First things first, I am one of those people. His profound turns in a string of films shaped my understanding of modern life, along with many other film viewers. Saving Private Ryan, Cast Away and Forrest Gump all prove that, highlighting a sense of diversity with it as well. Hanks’ characters can clearly be placed in any environment, from solitude to warfare, and still express a sense of earnestness.

But evil has slipped the net in his portfolio, and so for those with sharpened knives, a glaring reputational hole appears. Hanks’ subversion from protagonist to antagonist hadn’t really happened until The Circle in 2017, where he played Eamon Bailey, the charming and manipulative CEO of a powerful, cult-like tech firm. 

“He is the visionary, the ideas man, not the financial guy, not the tech guy,” Hanks remembered of the character, “He is the guy that dreams big”.

Then he launched into outlining the film’s plot, presenting a truly dystopian picture: “The Circle is that great thing that the internet hopes to be and wants to be but dear God, I hope it never becomes. It is what would happen if you took of the great companies and all of the great ideas, if you took Google and Amazon and Apple and Facebook and Uber, and jammed it all into one entity; that is what The Circle is… Once you’ve entered The Circle everything you need to is in one house on one tablet or one phone. You never have to give faith or allegiance to anyone outside The Circle because The Circle will take care of all of your lifestyle needs.”

It was a compelling concept, emboldened by the recruitment of Hanks to play the film’s charismatic villain.
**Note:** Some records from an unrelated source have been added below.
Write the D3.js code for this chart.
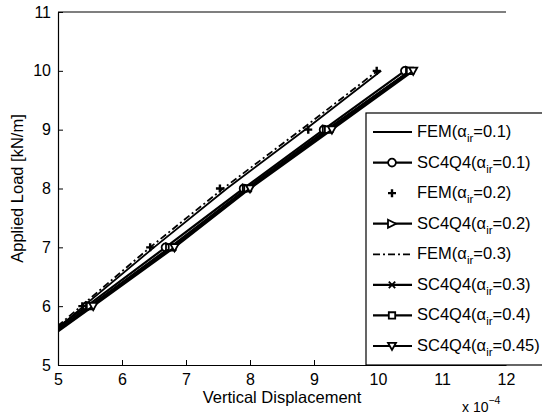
<!DOCTYPE html>
<html lang="en">
<head>
  <meta charset="UTF-8">
  <title>Applied Load vs Vertical Displacement</title>
  <style>
    body { margin: 0; background: #fff; }
    svg text { font-family: "Liberation Sans", Arial, sans-serif; fill: #000; }
  </style>
</head>
<body>
  <svg></svg>
<script src="https://cdn.jsdelivr.net/npm/d3@7/dist/d3.min.js"></script>
<script>
  var width = 542
  var height = 415

  // loads (kN/m) and displacements (x 1e-4)
  var loads = [5, 6, 7, 8, 9, 10]
  var fem01 = [4.32, 5.40, 6.50, 7.64, 8.86, 10.05]
  var fem02 = [4.30, 5.38, 6.44, 7.53, 8.91, 9.98]
  var fem03 = [4.28, 5.36, 6.44, 7.58, 8.80, 9.99]
  var sc01 = [4.18, 5.45, 6.68, 7.90, 9.15, 10.42]
  var sc02 = [4.22, 5.50, 6.75, 7.95, 9.20, 10.50]
  var sc03 = [4.25, 5.52, 6.80, 7.98, 9.25, 10.52]
  var sc04 = [4.23, 5.50, 6.78, 7.96, 9.22, 10.50]
  var sc045 = [4.27, 5.55, 6.82, 8.00, 9.28, 10.55]

  var xTicks = [5, 6, 7, 8, 9, 10, 11, 12]
  var yTicks = [5, 6, 7, 8, 9, 10, 11]

  var series = [
    {name: 'FEM', alpha: '0.1', x: fem01, line: 'solid', marker: null, w: 1.8},
    {name: 'SC4Q4', alpha: '0.1', x: sc01, line: 'solid', marker: 'circle', w: 2.2},
    {name: 'FEM', alpha: '0.2', x: fem02, line: null, marker: 'plus', w: 1.8},
    {name: 'SC4Q4', alpha: '0.2', x: sc02, line: 'solid', marker: 'tri-right', w: 2.2},
    {name: 'FEM', alpha: '0.3', x: fem03, line: 'dashdot', marker: null, w: 1.8},
    {name: 'SC4Q4', alpha: '0.3', x: sc03, line: 'solid', marker: 'cross', w: 2.2},
    {name: 'SC4Q4', alpha: '0.4', x: sc04, line: 'solid', marker: 'square', w: 2.2},
    {name: 'SC4Q4', alpha: '0.45', x: sc045, line: 'solid', marker: 'tri-down', w: 2.2}
  ]

  var m = {left: 58, top: 12, right: 506, bottom: 365}

  var x = d3.scaleLinear().domain([5, 12]).range([m.left, m.right])
  var y = d3.scaleLinear().domain([5, 11]).range([m.bottom, m.top])

  var svg = d3.select('svg')
    .attr('width', width)
    .attr('height', height)

  svg.append('defs').append('clipPath').attr('id', 'clip')
    .append('rect')
    .attr('x', m.left).attr('y', m.top)
    .attr('width', m.right - m.left).attr('height', m.bottom - m.top)

  function markerPath(type, s) {
    var h = s / 2
    if (type === 'circle') return d3.symbol(d3.symbolCircle, s * s * 0.75)()
    if (type === 'plus') return 'M' + -h + ',0H' + h + 'M0,' + -h + 'V' + h
    if (type === 'cross') return 'M' + -h * 0.8 + ',' + -h * 0.8 + 'L' + h * 0.8 + ',' + h * 0.8 +
      'M' + -h * 0.8 + ',' + h * 0.8 + 'L' + h * 0.8 + ',' + -h * 0.8
    if (type === 'square') return 'M' + -h * 0.8 + ',' + -h * 0.8 + 'h' + s * 0.8 + 'v' + s * 0.8 + 'h' + -s * 0.8 + 'Z'
    if (type === 'tri-right') return 'M' + -h + ',' + -h + 'L' + h + ',0L' + -h + ',' + h + 'Z'
    if (type === 'tri-down') return 'M' + -h + ',' + -h * 0.8 + 'L' + h + ',' + -h * 0.8 + 'L0,' + h + 'Z'
    return ''
  }

  function dashFor(line) {
    return line === 'dashdot' ? '7,3,2,3' : null
  }

  var plot = svg.append('g').attr('clip-path', 'url(#clip)')

  var lineGen = d3.line()
    .x(d => x(d[0]))
    .y(d => y(d[1]))

  series.forEach(s => {
    var pts = s.x.map((v, i) => [v, loads[i]])
    if (s.line) {
      plot.append('path')
        .attr('d', lineGen(pts))
        .attr('fill', 'none')
        .attr('stroke', '#000')
        .attr('stroke-width', s.w)
        .attr('stroke-dasharray', dashFor(s.line))
    }
    if (s.marker) {
      plot.selectAll(null)
        .data(pts)
        .enter()
        .append('path')
        .attr('transform', d => 'translate(' + x(d[0]) + ',' + y(d[1]) + ')')
        .attr('d', markerPath(s.marker, 8))
        .attr('fill', s.marker === 'plus' || s.marker === 'cross' ? 'none' : '#fff')
        .attr('stroke', '#000')
        .attr('stroke-width', s.marker === 'plus' ? 2.4 : 1.8)
    }
  })

  // axes
  var xAxis = d3.axisBottom(x).tickValues(xTicks).tickFormat(d3.format('d'))
    .tickSizeInner(-5).tickSizeOuter(0).tickPadding(9)
  var yAxis = d3.axisLeft(y).tickValues(yTicks).tickFormat(d3.format('d'))
    .tickSizeInner(-5).tickSizeOuter(0).tickPadding(7)

  var gx = svg.append('g').attr('transform', 'translate(0,' + m.bottom + ')').call(xAxis)
  var gy = svg.append('g').attr('transform', 'translate(' + m.left + ',0)').call(yAxis)

  ;[gx, gy].forEach(g => {
    g.select('.domain').attr('stroke', '#000').attr('stroke-width', 1.2)
    g.selectAll('.tick line').attr('stroke', '#000')
    g.selectAll('.tick text').attr('font-size', 16).attr('fill', '#000')
      .style('font-family', '"Liberation Sans", Arial, sans-serif')
  })

  // top border
  svg.append('line')
    .attr('x1', m.left).attr('x2', m.right)
    .attr('y1', m.top).attr('y2', m.top)
    .attr('stroke', '#000').attr('stroke-width', 1.2)

  svg.append('text')
    .attr('x', (m.left + m.right) / 2).attr('y', 403)
    .attr('text-anchor', 'middle').attr('font-size', 16.5)
    .text('Vertical Displacement')

  var exp = svg.append('text').attr('x', 462).attr('y', 412).attr('font-size', 14)
  exp.append('tspan').text('x 10')
  exp.append('tspan').attr('dy', -8).attr('font-size', 10.5).text('\u22124')

  svg.append('text')
    .attr('transform', 'translate(23,' + (m.top + m.bottom) / 2 + ') rotate(-90)')
    .attr('text-anchor', 'middle').attr('font-size', 16.5)
    .text('Applied Load [kN/m]')

  // legend
  var leg = svg.append('g')
  leg.append('rect')
    .attr('x', 366).attr('y', 113)
    .attr('width', 190).attr('height', m.bottom - 113)
    .attr('fill', '#fff').attr('stroke', '#000').attr('stroke-width', 1.2)

  var rowY = d3.scaleLinear().domain([0, 7]).range([132, 346])

  series.forEach((s, i) => {
    var ry = rowY(i)
    if (s.line) {
      leg.append('line')
        .attr('x1', 373).attr('x2', 412).attr('y1', ry).attr('y2', ry)
        .attr('stroke', '#000').attr('stroke-width', s.w)
        .attr('stroke-dasharray', dashFor(s.line))
    }
    if (s.marker) {
      leg.append('path')
        .attr('transform', 'translate(392,' + ry + ')')
        .attr('d', markerPath(s.marker, 8))
        .attr('fill', s.marker === 'plus' || s.marker === 'cross' ? 'none' : '#fff')
        .attr('stroke', '#000')
        .attr('stroke-width', s.marker === 'plus' ? 2.4 : 1.8)
    }
    var t = leg.append('text').attr('x', 417).attr('y', ry + 5).attr('font-size', 16.5)
    t.append('tspan').text(s.name + '(\u03b1')
    t.append('tspan').attr('dy', 5).attr('font-size', 11.5).text('ir')
    t.append('tspan').attr('dy', -5).text('=' + s.alpha + ')')
  })
</script>
</body>
</html>
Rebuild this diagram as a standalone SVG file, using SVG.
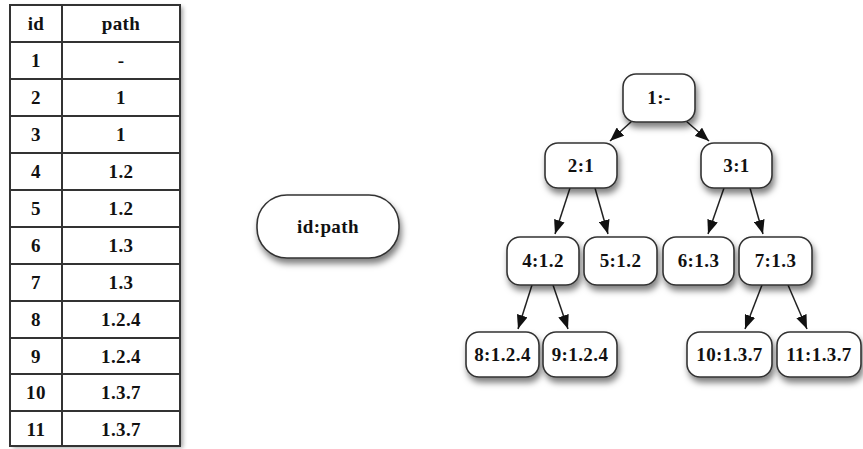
<svg xmlns="http://www.w3.org/2000/svg" width="863" height="449" viewBox="0 0 863 449">
<style>
  .t{font-family:"Liberation Serif","Times New Roman",serif;font-weight:bold;font-size:19px;letter-spacing:0.4px;fill:#111;text-anchor:middle}
  .node{fill:#fff;stroke:#333;stroke-width:1.6}
  .edge{stroke:#222;stroke-width:1.5;fill:none}
  .grid{stroke:#333;stroke-width:2;fill:none}
</style>
<defs>
  <filter id="sh" x="-20%" y="-20%" width="150%" height="160%">
    <feDropShadow dx="2" dy="5" stdDeviation="3" flood-color="#000" flood-opacity="0.5"/>
  </filter>
  <filter id="tsh" x="-5%" y="-5%" width="115%" height="110%">
    <feDropShadow dx="3" dy="2" stdDeviation="2" flood-color="#000" flood-opacity="0.35"/>
  </filter>
  <marker id="ah" viewBox="0 0 14 11" refX="14" refY="5.5" markerWidth="14" markerHeight="11" markerUnits="userSpaceOnUse" orient="auto">
    <path d="M0,0 L14,5.5 L0,11 z" fill="#111"/>
  </marker>
</defs>
<rect width="863" height="449" fill="#fff"/>

<g id="table">
  <rect x="10" y="5" width="170" height="441" fill="#fff" filter="url(#tsh)"/>
  <rect class="grid" x="10" y="5" width="170" height="441"/>
  <line class="grid" x1="62" y1="5" x2="62" y2="446"/>
  <g class="grid">
    <line x1="10" y1="42" x2="180" y2="42"/>
    <line x1="10" y1="79" x2="180" y2="79"/>
    <line x1="10" y1="116" x2="180" y2="116"/>
    <line x1="10" y1="153" x2="180" y2="153"/>
    <line x1="10" y1="190" x2="180" y2="190"/>
    <line x1="10" y1="227" x2="180" y2="227"/>
    <line x1="10" y1="264" x2="180" y2="264"/>
    <line x1="10" y1="301" x2="180" y2="301"/>
    <line x1="10" y1="338" x2="180" y2="338"/>
    <line x1="10" y1="374" x2="180" y2="374"/>
    <line x1="10" y1="411" x2="180" y2="411"/>
  </g>
  <text class="t" x="36" y="30">id</text><text class="t" x="121" y="30">path</text>
  <text class="t" x="36" y="67">1</text><text class="t" x="121" y="67">-</text>
  <text class="t" x="36" y="104">2</text><text class="t" x="121" y="104">1</text>
  <text class="t" x="36" y="141">3</text><text class="t" x="121" y="141">1</text>
  <text class="t" x="36" y="178">4</text><text class="t" x="121" y="178">1.2</text>
  <text class="t" x="36" y="215">5</text><text class="t" x="121" y="215">1.2</text>
  <text class="t" x="36" y="252">6</text><text class="t" x="121" y="252">1.3</text>
  <text class="t" x="36" y="289">7</text><text class="t" x="121" y="289">1.3</text>
  <text class="t" x="36" y="326">8</text><text class="t" x="121" y="326">1.2.4</text>
  <text class="t" x="36" y="363">9</text><text class="t" x="121" y="363">1.2.4</text>
  <text class="t" x="36" y="399">10</text><text class="t" x="121" y="399">1.3.7</text>
  <text class="t" x="36" y="436">11</text><text class="t" x="121" y="436">1.3.7</text>
</g>

<g id="legend">
  <rect class="node" x="257" y="195" width="142" height="63" rx="30" filter="url(#sh)"/>
  <text class="t" x="328" y="233">id:path</text>
</g>

<g id="connectors">
  <line class="edge" x1="632" y1="121" x2="610" y2="141" marker-end="url(#ah)"/>
  <line class="edge" x1="686" y1="121" x2="709" y2="141" marker-end="url(#ah)"/>
  <line class="edge" x1="570" y1="188" x2="555" y2="234" marker-end="url(#ah)"/>
  <line class="edge" x1="595" y1="188" x2="608" y2="234" marker-end="url(#ah)"/>
  <line class="edge" x1="724" y1="188" x2="708" y2="234" marker-end="url(#ah)"/>
  <line class="edge" x1="750" y1="188" x2="763" y2="234" marker-end="url(#ah)"/>
  <line class="edge" x1="532" y1="285" x2="518" y2="329" marker-end="url(#ah)"/>
  <line class="edge" x1="553" y1="285" x2="568" y2="329" marker-end="url(#ah)"/>
  <line class="edge" x1="762" y1="285" x2="745" y2="329" marker-end="url(#ah)"/>
  <line class="edge" x1="788" y1="285" x2="807" y2="329" marker-end="url(#ah)"/>
</g>

<g id="n1"><rect class="node" x="623" y="74" width="72" height="48" rx="13" filter="url(#sh)"/><text class="t" x="659" y="104">1:-</text></g>
<g id="n2"><rect class="node" x="545" y="143" width="72" height="45" rx="13" filter="url(#sh)"/><text class="t" x="581" y="172">2:1</text></g>
<g id="n3"><rect class="node" x="701" y="143" width="71" height="45" rx="13" filter="url(#sh)"/><text class="t" x="736.5" y="172">3:1</text></g>
<g id="n4"><rect class="node" x="507" y="237" width="72" height="48" rx="13" filter="url(#sh)"/><text class="t" x="543" y="267">4:1.2</text></g>
<g id="n5"><rect class="node" x="584" y="237" width="73" height="48" rx="13" filter="url(#sh)"/><text class="t" x="620.5" y="267">5:1.2</text></g>
<g id="n6"><rect class="node" x="663" y="237" width="71" height="48" rx="13" filter="url(#sh)"/><text class="t" x="698.5" y="267">6:1.3</text></g>
<g id="n7"><rect class="node" x="739" y="237" width="73" height="48" rx="13" filter="url(#sh)"/><text class="t" x="775.5" y="267">7:1.3</text></g>
<g id="n8"><rect class="node" x="466" y="332" width="73" height="45" rx="13" filter="url(#sh)"/><text class="t" x="502.5" y="361">8:1.2.4</text></g>
<g id="n9"><rect class="node" x="543" y="332" width="74" height="45" rx="13" filter="url(#sh)"/><text class="t" x="580" y="361">9:1.2.4</text></g>
<g id="n10"><rect class="node" x="687" y="332" width="85" height="45" rx="13" filter="url(#sh)"/><text class="t" x="729.5" y="361">10:1.3.7</text></g>
<g id="n11"><rect class="node" x="777" y="332" width="84" height="45" rx="13" filter="url(#sh)"/><text class="t" x="819" y="361">11:1.3.7</text></g>
</svg>
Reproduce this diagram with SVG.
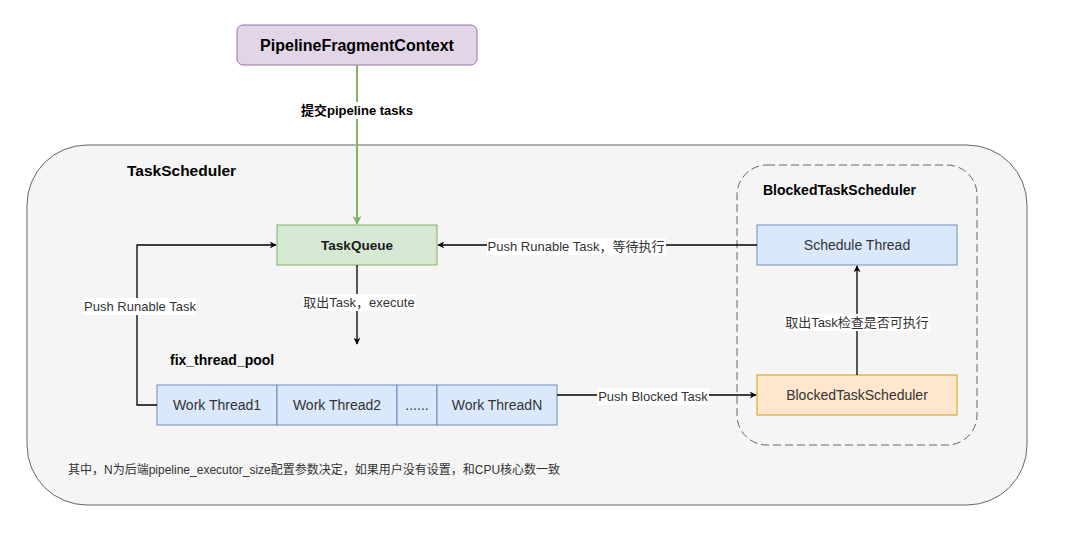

He had the trust of the cinematic world in his eyes and thus was the perfect man to lure us all into this supposed utopian vision of the film. 

But somehow, his foray into villainous territory fell flat on its face. Despite a strong cast that included Bill Paxton, Emma Watson and John Boyega, the film had shallow character development, and while Hanks’ portrayal of Bailey tried to hold that up, it failed. It lacked the nuanced crossover of good and evil that a furiously ambitious CEO could have represented, and so weakened his anti-hero reputation.

Hanks hasn’t gone back to the cinematic dark side, and his portrayal of Bailey remains one of his only villains. And such a failure has begged the question of whether he has the diversity of other actors who have crossed the line so seamlessly.

Robert De Niro, Daniel Day-Lewis and Anthony Hopkins have all gone where Hanks couldn’t, and so many people argue that until he does, he might not be in the same echelons of greatness.